Cyclic- and helical-symmetry-adapted phonon formalism within density functional perturbation theory
Abhiraj Sharma, Phanish Suryanarayana
TL;DR
The paper addresses efficient first-principles phonon calculations in nanostructures with cyclic and/or helical symmetry by developing a symmetry-adapted DFPT framework. It constructs a symmetry-adapted dynamical matrix and acoustic sum rules within a real-space, high-order finite-difference formulation, and stabilizes the Sternheimer equations for robust phonon responses. Implemented in Cyclix-DFT/M-SPARC, the method is validated against plane-wave results for carbon nanotubes, delivering accurate phonon spectra and enabling extraction of elastic moduli and phonon-scaling laws for ring modes and radial breathing modes. The approach promises substantial computational savings for bending and torsion problems and lays a foundation for studying electron–phonon interactions in cyclic/helical nanostructures.
Abstract
We present a first-principles framework for the calculation of phonons in nanostructures with cyclic and/or helical symmetry. In particular, we derive a cyclic- and helical-symmetry-adapted representation of the dynamical matrix at arbitrary phonon wavevectors within a variationally formulated, symmetry-adapted density functional perturbation theory framework.
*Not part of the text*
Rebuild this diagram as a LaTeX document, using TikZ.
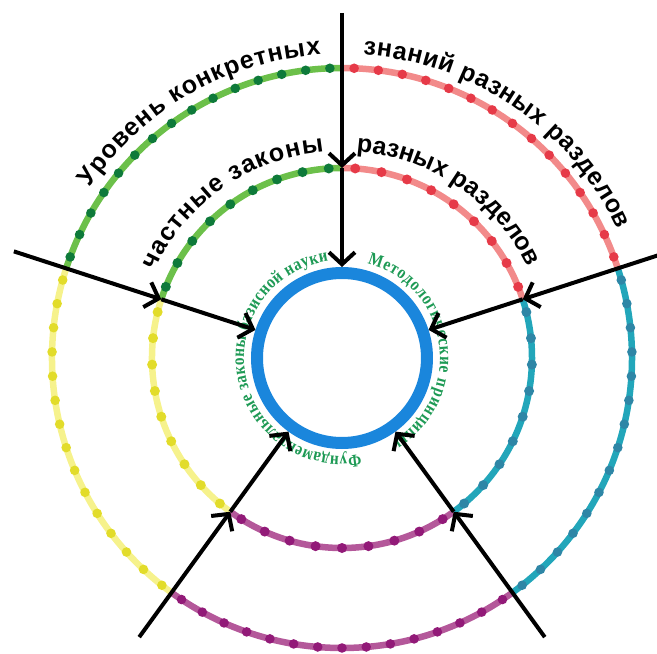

In so doing, we also derive the acoustic sum rules for cylindrical geometries, which include a rigid-body rotational mode in addition to the three translational modes. We implement the cyclic- and helical-symmetry-adapted formalism within a high-order finite-difference discretization. Using carbon nanotubes as representative systems, we demonstrate the accuracy of the framework through excellent agreement with periodic plane-wave results. We further apply the framework to compute the Young's and shear moduli of carbon nanotubes, as well as the scaling laws governing the dependence of ring and radial breathing mode phonon frequencies on nanotube diameter. The elastic moduli are found to be in agreement with previous density functional theory and experimental results, while the phonon scaling laws show qualitative agreement with previous atomistic simulations.